Poems are shooting up like roadside daffodils: Richard Brautigan’s short poem, written in 1969, about feeling bad today appears in an Instagram story; Ada Limón’s “The End of Poetry” replicates on Twitter; a “poem train” email shows up in the inbox. The world-disordering pandemic has infused new collections, written years ago but publishing now, with topical significance. Joyelle McSweeney’s Toxicon and Arachne, published by Nightboat a month into America’s fight against the novel coronavirus, depicts a world of chemical spills and pestilence. Victoria Chang wrote Obit, a collection of obituary-style mourning poems out from Copper Canyon Press, in the weeks after her mother’s death; it serves as an extended meditation on loss, and those left behind. “ I always knew that grief was something I could smell,” she writes. “But I didn’t know that it’s not actually a noun but a verb.
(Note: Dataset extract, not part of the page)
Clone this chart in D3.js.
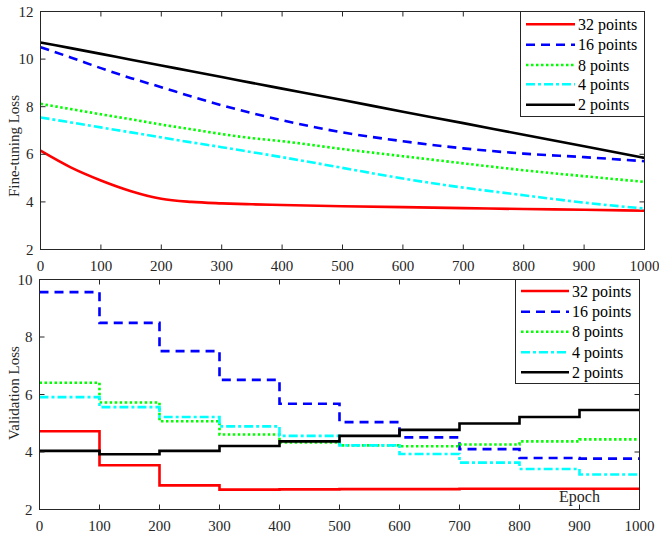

That it moves.”
“Poetry tends to hang out at points of transformation,” says musician and United States poet laureate Joy Harjo. “People may have not much interest in poetry at all or even read it much, but when a death happens in the family, or some other grief event, or marriage, or falling in love, or falling out of love, birth—people always turn to poetry.”
Already, poets are capturing this moment. On the first day of San Francisco’s shelter-in-place order, and one week after the publication of her new collection, Ledger (Knopf), Jane Hirshfield wrote “Today, When I Could Do Nothing,” about the gentle and possibly futile gesture of saving an ant as the world begins to crumble. Carol Ann Duffy, who served as Britain’s poet laureate from 2009 until 2019, is spearheading a project called Write Where We Are Now, in which she has asked fellow poets to create a “living record” of the pandemic.